The first disc—recorded at the Samueli Theater at the Segerstrom Center for the Arts in Costa Mesa, California—features Christian Jacob on piano, Oz Noy on guitars, Trey Henry on bass, and Ray Brinker on drums. The second disc, taped at Joe’s Pub at the Public Theater in New York, spotlights Jacob on piano, Noy on guitars, Tony Marino on bass, and Todd Isler on drums.
Buckley, whose voice sounds particularly sweet in these two live concerts, kicks off her generous double album with an all-too poignant version of Rodgers and Hammerstein’s “You’ve Got to Be Taught,” and the recording offers many other life lessons.
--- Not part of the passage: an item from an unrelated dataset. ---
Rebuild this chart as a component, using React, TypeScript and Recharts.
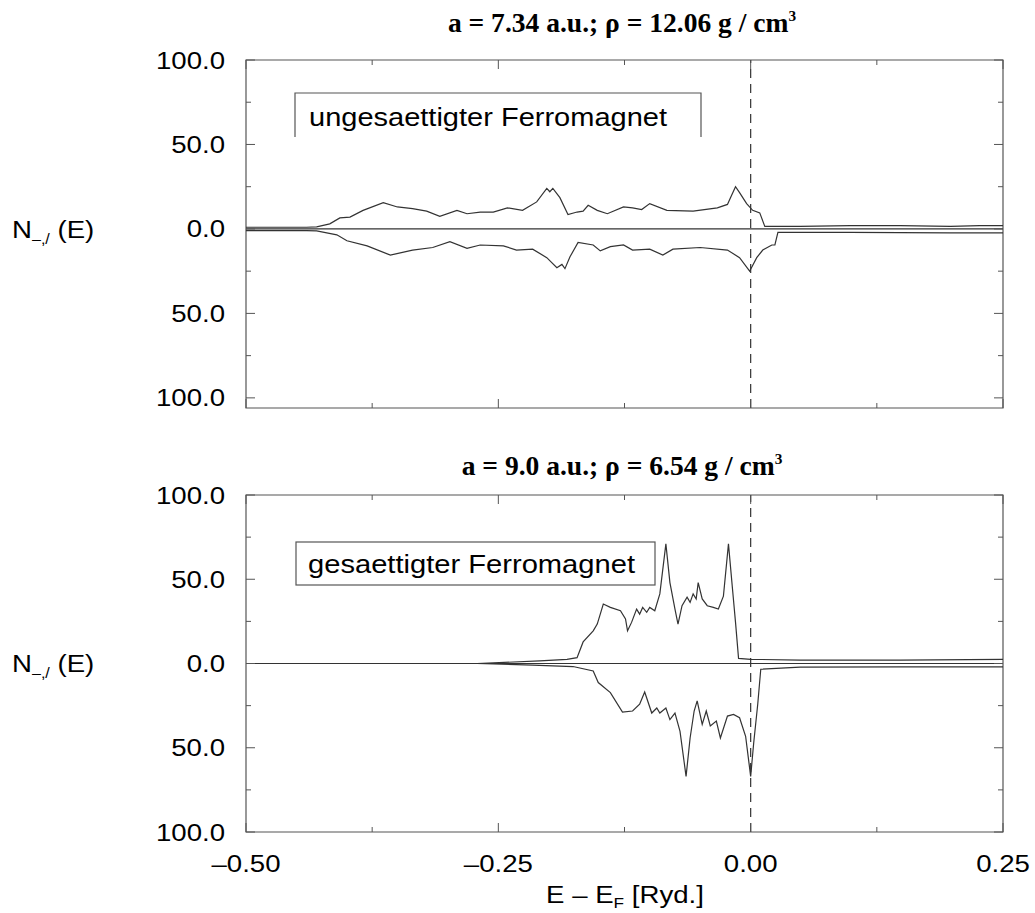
import { LineChart, Line, XAxis, YAxis, ReferenceLine, ReferenceArea } from "recharts";

// Density of states, majority (up) and minority (down, drawn negative) per volume
const TOP_MAJORITY: [number, number][] = [
  [-0.5, 1], [-0.44, 1], [-0.43, 1.2], [-0.417, 3], [-0.407, 6.5], [-0.397, 7], [-0.384, 11],
  [-0.364, 15.5], [-0.35, 13], [-0.335, 12], [-0.321, 10.5], [-0.308, 7.5], [-0.291, 11],
  [-0.281, 9], [-0.268, 10], [-0.255, 10], [-0.241, 12.5], [-0.226, 11], [-0.212, 16],
  [-0.202, 24], [-0.199, 22], [-0.196, 24], [-0.189, 18.5], [-0.181, 8.5], [-0.172, 10],
  [-0.166, 10.5], [-0.161, 14], [-0.152, 11], [-0.142, 9], [-0.126, 13], [-0.117, 12.5],
  [-0.108, 11.5], [-0.1, 15], [-0.083, 11], [-0.057, 10.5], [-0.033, 12.5], [-0.023, 14.5],
  [-0.02, 18.5], [-0.015, 25], [-0.011, 21.5], [-0.004, 15], [0.002, 11], [0.009, 9.5],
  [0.014, 1.5], [0.049, 1.5], [0.099, 2], [0.148, 2], [0.198, 1.5], [0.227, 2], [0.25, 2],
];

const TOP_MINORITY: [number, number][] = [
  [-0.5, -1], [-0.44, -1], [-0.43, -1.2], [-0.41, -3.5], [-0.4, -7], [-0.38, -10],
  [-0.357, -15.5], [-0.335, -12.5], [-0.315, -11], [-0.298, -7.5], [-0.281, -11.5],
  [-0.268, -9.5], [-0.245, -10], [-0.232, -12.5], [-0.216, -12], [-0.202, -17], [-0.192, -23],
  [-0.187, -21], [-0.184, -23.5], [-0.179, -16.5], [-0.171, -8], [-0.156, -9.5], [-0.149, -13],
  [-0.139, -10.5], [-0.126, -9.5], [-0.117, -12.5], [-0.1, -12], [-0.087, -15.5], [-0.077, -12],
  [-0.05, -11], [-0.023, -12.5], [-0.011, -17], [-0.001, -25], [0.006, -17], [0.012, -12.5],
  [0.021, -9.5], [0.024, -9.5], [0.027, -2], [0.098, -2], [0.197, -2.3], [0.25, -2.3],
];

const BOTTOM_MAJORITY: [number, number][] = [
  [-0.271, 0], [-0.209, 1.5], [-0.182, 2.5], [-0.172, 3.5], [-0.166, 12.8], [-0.156, 19.4],
  [-0.152, 23.4], [-0.146, 35.3], [-0.139, 33.3], [-0.129, 31.3], [-0.124, 26.4], [-0.122, 19.4],
  [-0.118, 24.4], [-0.113, 32.3], [-0.11, 29.3], [-0.107, 33.3], [-0.103, 30.4], [-0.1, 33.3],
  [-0.095, 31.3], [-0.09, 41.3], [-0.084, 71], [-0.08, 48], [-0.075, 32.3], [-0.072, 23.4],
  [-0.068, 34.3], [-0.063, 39.3], [-0.06, 36.3], [-0.057, 41.3], [-0.054, 38.3], [-0.052, 48],
  [-0.048, 38.3], [-0.043, 34.3], [-0.037, 33.3], [-0.032, 32.3], [-0.027, 40], [-0.022, 71],
  [-0.018, 44.2], [-0.015, 24.4], [-0.012, 3], [0, 2.5], [0.049, 2], [0.148, 2], [0.25, 2.5],
];

const BOTTOM_MINORITY: [number, number][] = [
  [-0.271, 0], [-0.216, -1], [-0.176, -1.8], [-0.156, -4.4], [-0.151, -11.3], [-0.139, -17.3],
  [-0.127, -28.8], [-0.117, -28.2], [-0.11, -24.2], [-0.105, -16.9], [-0.098, -29.4],
  [-0.093, -26.4], [-0.09, -29.4], [-0.084, -26.4], [-0.08, -33.3], [-0.075, -29.4],
  [-0.07, -40.3], [-0.064, -67], [-0.06, -44.2], [-0.056, -28.2], [-0.053, -22.2],
  [-0.048, -36.1], [-0.044, -28.2], [-0.04, -37.1], [-0.034, -34.2], [-0.03, -44.2],
  [-0.023, -31.2], [-0.017, -30.2], [-0.011, -32.2], [-0.005, -43.2], [0, -67], [0.003, -47.2],
  [0.007, -24.2], [0.01, -3.4], [0.049, -2.2], [0.148, -2], [0.25, -2],
];

const X_TICKS = [-0.5, -0.375, -0.25, -0.125, 0, 0.125, 0.25];
const X_LABELS: Record<string, string> = { "-0.5": "\u20130.50", "-0.25": "\u20130.25", "0": "0.00", "0.25": "0.25" };
const Y_TICKS = [-100, -75, -50, -25, 0, 25, 50, 75, 100];

const SANS = "'Liberation Sans', Arial, Helvetica, sans-serif";
const SERIF = "'Liberation Serif', 'Times New Roman', serif";
const INK = "#000";
const LINE = "#333";
const FRAME = "#555";
const SX = 1.15; // the original lettering is stretched sideways

const PLOT_L = 246;
const PLOT_R = 1003;

const toPoints = (arr: [number, number][]) => arr.map(([e, n]) => ({ e, n }));

function Wide({ x, y, anchor = "start", size = 24, sx = SX, family = SANS, weight = "normal", children }: any) {
  return (
    <text
      transform={`translate(${x} ${y}) scale(${sx} 1)`}
      textAnchor={anchor}
      fontSize={size}
      fontFamily={family}
      fontWeight={weight}
      fill={INK}
    >
      {children}
    </text>
  );
}

function XTick({ x, payload, top, bottom, labels }: any) {
  const v = payload.value;
  const major = Math.abs(v * 4 - Math.round(v * 4)) < 1e-6;
  const len = major ? 9 : 5;
  return (
    <g>
      <line x1={x} x2={x} y1={bottom} y2={bottom - len} stroke={FRAME} />
      <line x1={x} x2={x} y1={top} y2={top + len} stroke={FRAME} />
      {labels && major && (
        <Wide x={x} y={bottom + 40} anchor="middle">{X_LABELS[String(v)]}</Wide>
      )}
    </g>
  );
}

function YTick({ y, payload }: any) {
  const v = payload.value;
  const major = v % 50 === 0;
  const len = major ? 9 : 5;
  return (
    <g>
      <line x1={PLOT_L} x2={PLOT_L + len} y1={y} y2={y} stroke={FRAME} />
      <line x1={PLOT_R} x2={PLOT_R - len} y1={y} y2={y} stroke={FRAME} />
      {major && (
        <Wide x={225} y={y + 8.5} anchor="end">{Math.abs(v).toFixed(1)}</Wide>
      )}
    </g>
  );
}

function Panel({ top, height, marginTop, axisHeight, yMin, up, down, labels }: any) {
  const plotBottom = height - axisHeight;
  return (
    <div style={{ position: "absolute", left: 0, top, width: 1035, height }}>
      <LineChart width={1035} height={height} margin={{ top: marginTop, right: 1035 - PLOT_R, bottom: 0, left: 0 }}>
        <XAxis
          type="number"
          dataKey="e"
          domain={[-0.5, 0.25]}
          ticks={X_TICKS}
          interval={0}
          allowDataOverflow
          axisLine={false}
          tickLine={false}
          height={axisHeight}
          tick={(p: any) => <XTick {...p} top={marginTop} bottom={plotBottom} labels={labels} />}
        />
        <YAxis
          type="number"
          domain={[yMin, 100]}
          ticks={Y_TICKS}
          interval={0}
          allowDataOverflow
          width={PLOT_L}
          axisLine={false}
          tickLine={false}
          tick={(p: any) => <YTick {...p} />}
        />
        <ReferenceArea x1={-0.5} x2={0.25} y1={yMin} y2={100} fill="none" stroke={FRAME} strokeWidth={1.2} />
        <ReferenceLine y={0} stroke={LINE} strokeWidth={1.2} />
        <ReferenceLine x={0} stroke={LINE} strokeWidth={1.2} strokeDasharray="9 6" />
        <Line data={toPoints(up)} dataKey="n" type="linear" dot={false} stroke={LINE} strokeWidth={1.2} isAnimationActive={false} />
        <Line data={toPoints(down)} dataKey="n" type="linear" dot={false} stroke={LINE} strokeWidth={1.2} isAnimationActive={false} />
      </LineChart>
    </div>
  );
}

export default function App() {
  return (
    <div style={{ position: "absolute", left: 0, top: 0, width: 1035, height: 913, background: "#fff" }}>
      <Panel top={0} height={420} marginTop={60} axisHeight={12} yMin={-106} up={TOP_MAJORITY} down={TOP_MINORITY} labels={false} />
      <Panel top={440} height={473} marginTop={55} axisHeight={81} yMin={-100} up={BOTTOM_MAJORITY} down={BOTTOM_MINORITY} labels={true} />
      <svg width={1035} height={913} style={{ position: "absolute", left: 0, top: 0, pointerEvents: "none" }}>
        <Wide x={622} y={32} anchor="middle" family={SERIF} weight="bold" size={27} sx={1.02}>
          a = 7.34 a.u.; ρ = 12.06 g / cm<tspan dy={-11} fontSize={15}>3</tspan>
        </Wide>
        <Wide x={622} y={475} anchor="middle" family={SERIF} weight="bold" size={27} sx={1.02}>
          a = 9.0 a.u.; ρ = 6.54 g / cm<tspan dy={-11} fontSize={15}>3</tspan>
        </Wide>

        <Wide x={12} y={238}>
          N<tspan dy={6} fontSize={14}>–,/</tspan><tspan dy={-6}> (E)</tspan>
        </Wide>
        <Wide x={12} y={672}>
          N<tspan dy={6} fontSize={14}>–,/</tspan><tspan dy={-6}> (E)</tspan>
        </Wide>

        <Wide x={625} y={903} anchor="middle">
          E – E<tspan dy={5} fontSize={15}>F</tspan><tspan dy={-5}> [Ryd.]</tspan>
        </Wide>

        <path d="M295 137 V93 H701 V137" fill="none" stroke={FRAME} strokeWidth={1.2} />
        <text x={309} y={126} textLength={358} lengthAdjust="spacingAndGlyphs" fontSize={25} fontFamily={SANS} fill={INK}>
          ungesaettigter Ferromagnet
        </text>

        <rect x={296} y={542} width={359} height={43} fill="none" stroke={FRAME} strokeWidth={1.2} />
        <text x={308} y={573} textLength={327} lengthAdjust="spacingAndGlyphs" fontSize={25} fontFamily={SANS} fill={INK}>
          gesaettigter Ferromagnet
        </text>
      </svg>
    </div>
  );
}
In fact, the life the Sunset Boulevard and Cats star has so fully lived both onstage and off is evident in her supremely moving takes on “September Song,” “Don’t Give Up,” and “Throw It Away.” And, “Chanson,” “Too Many Memories,” and “Bird on a Wire” simply throb with haunting emotion.
The new tunes, it should be noted, are as thrilling as the older ones. Each of the three Jason Robert Brown offerings—“Cassandra,” “All Things in Time,” and “Another Life”—is uniquely powerful, and Joe Iconis’ “Old Flame” may battle some of Buckley’s theatre arias to become her new signature. The song epitomizes Buckley’s particular interpretive genius. She becomes the character of the Iconis ballad—an older, off-balanced woman, who never overcame an ill-fated love affair—interweaving layers of comedy and pathos to bring this complicated woman to full and intricate life.
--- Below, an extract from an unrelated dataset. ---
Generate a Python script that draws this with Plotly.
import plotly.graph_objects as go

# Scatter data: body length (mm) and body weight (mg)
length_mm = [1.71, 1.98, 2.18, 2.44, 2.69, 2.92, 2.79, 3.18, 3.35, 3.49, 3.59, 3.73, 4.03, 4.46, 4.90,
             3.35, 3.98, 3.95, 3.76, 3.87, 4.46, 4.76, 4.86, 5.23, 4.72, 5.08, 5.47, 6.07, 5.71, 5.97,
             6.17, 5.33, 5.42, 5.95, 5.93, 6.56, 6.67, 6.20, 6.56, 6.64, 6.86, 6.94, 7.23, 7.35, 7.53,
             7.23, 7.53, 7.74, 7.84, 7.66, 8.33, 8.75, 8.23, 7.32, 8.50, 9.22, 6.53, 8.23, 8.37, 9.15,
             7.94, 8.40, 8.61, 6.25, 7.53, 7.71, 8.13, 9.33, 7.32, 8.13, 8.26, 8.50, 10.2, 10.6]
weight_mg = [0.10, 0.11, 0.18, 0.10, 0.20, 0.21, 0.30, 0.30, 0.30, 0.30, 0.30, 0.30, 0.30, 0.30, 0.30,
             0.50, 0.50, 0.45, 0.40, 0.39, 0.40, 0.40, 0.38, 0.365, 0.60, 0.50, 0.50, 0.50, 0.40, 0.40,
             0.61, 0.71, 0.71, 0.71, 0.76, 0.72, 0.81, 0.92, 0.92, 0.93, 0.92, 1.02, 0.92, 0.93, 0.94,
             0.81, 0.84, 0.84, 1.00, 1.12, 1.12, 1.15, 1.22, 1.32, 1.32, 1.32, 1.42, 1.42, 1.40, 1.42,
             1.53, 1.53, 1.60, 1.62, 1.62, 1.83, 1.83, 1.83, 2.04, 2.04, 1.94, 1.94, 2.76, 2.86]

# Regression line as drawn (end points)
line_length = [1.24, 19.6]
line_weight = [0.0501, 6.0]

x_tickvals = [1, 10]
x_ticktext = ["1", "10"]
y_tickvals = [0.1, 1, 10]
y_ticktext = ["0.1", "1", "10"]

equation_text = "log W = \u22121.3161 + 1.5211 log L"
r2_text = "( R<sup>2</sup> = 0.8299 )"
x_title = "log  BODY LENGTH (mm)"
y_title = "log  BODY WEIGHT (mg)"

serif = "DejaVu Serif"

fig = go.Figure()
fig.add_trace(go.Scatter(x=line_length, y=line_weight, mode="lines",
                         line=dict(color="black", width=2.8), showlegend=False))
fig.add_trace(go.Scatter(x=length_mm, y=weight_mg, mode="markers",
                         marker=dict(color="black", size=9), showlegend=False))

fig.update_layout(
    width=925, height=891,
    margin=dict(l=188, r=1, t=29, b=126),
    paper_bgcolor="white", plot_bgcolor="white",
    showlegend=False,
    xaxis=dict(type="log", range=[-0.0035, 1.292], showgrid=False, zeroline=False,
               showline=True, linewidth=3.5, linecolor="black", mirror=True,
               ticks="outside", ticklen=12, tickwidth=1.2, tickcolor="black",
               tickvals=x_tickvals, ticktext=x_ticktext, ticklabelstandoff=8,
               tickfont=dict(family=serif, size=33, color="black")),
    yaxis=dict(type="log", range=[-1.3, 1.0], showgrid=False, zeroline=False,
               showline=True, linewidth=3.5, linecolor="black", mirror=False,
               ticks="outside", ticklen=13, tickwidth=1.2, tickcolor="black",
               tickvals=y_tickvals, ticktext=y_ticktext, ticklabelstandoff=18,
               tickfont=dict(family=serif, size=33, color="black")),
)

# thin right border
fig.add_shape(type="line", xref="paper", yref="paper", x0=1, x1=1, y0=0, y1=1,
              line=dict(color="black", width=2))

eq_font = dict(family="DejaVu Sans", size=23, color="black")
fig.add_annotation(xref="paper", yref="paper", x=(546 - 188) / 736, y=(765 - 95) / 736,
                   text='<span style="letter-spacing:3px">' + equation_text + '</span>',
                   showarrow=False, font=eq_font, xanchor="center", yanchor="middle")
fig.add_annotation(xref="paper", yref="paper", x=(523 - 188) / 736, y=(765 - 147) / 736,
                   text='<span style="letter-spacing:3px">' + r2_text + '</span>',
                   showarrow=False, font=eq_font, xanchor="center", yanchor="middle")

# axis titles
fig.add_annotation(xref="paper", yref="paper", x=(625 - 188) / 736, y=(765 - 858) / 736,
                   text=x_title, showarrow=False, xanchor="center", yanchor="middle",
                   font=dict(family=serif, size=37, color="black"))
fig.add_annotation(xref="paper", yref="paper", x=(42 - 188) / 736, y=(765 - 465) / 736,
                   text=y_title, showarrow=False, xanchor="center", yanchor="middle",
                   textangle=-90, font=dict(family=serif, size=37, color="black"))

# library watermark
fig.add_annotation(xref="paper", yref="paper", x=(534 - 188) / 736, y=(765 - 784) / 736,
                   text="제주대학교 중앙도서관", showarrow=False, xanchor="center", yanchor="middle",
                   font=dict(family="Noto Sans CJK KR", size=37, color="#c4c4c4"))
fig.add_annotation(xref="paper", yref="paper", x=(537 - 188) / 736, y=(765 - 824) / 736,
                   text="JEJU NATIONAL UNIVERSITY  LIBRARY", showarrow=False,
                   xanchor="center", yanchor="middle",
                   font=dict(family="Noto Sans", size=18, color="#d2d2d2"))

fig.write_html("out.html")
As I was listening to “Old Flame,” I was especially struck by the lyric “I’m not living in the past. It’s the past that lives in me”: It’s Buckley’s rich past coupled with her acting prowess that makes her interpretations definitive.
The star of the recent hit film Split also shares heartfelt memories of three fellow artists, the late Stephen Bruton, Howard DiSilva, and Elaine Stritch, before launching into her own stunning rendition of Stephen Sondheim’s “I’m Still Here.” Thankfully, Buckley is, indeed, still here, and as soul-stirring as ever.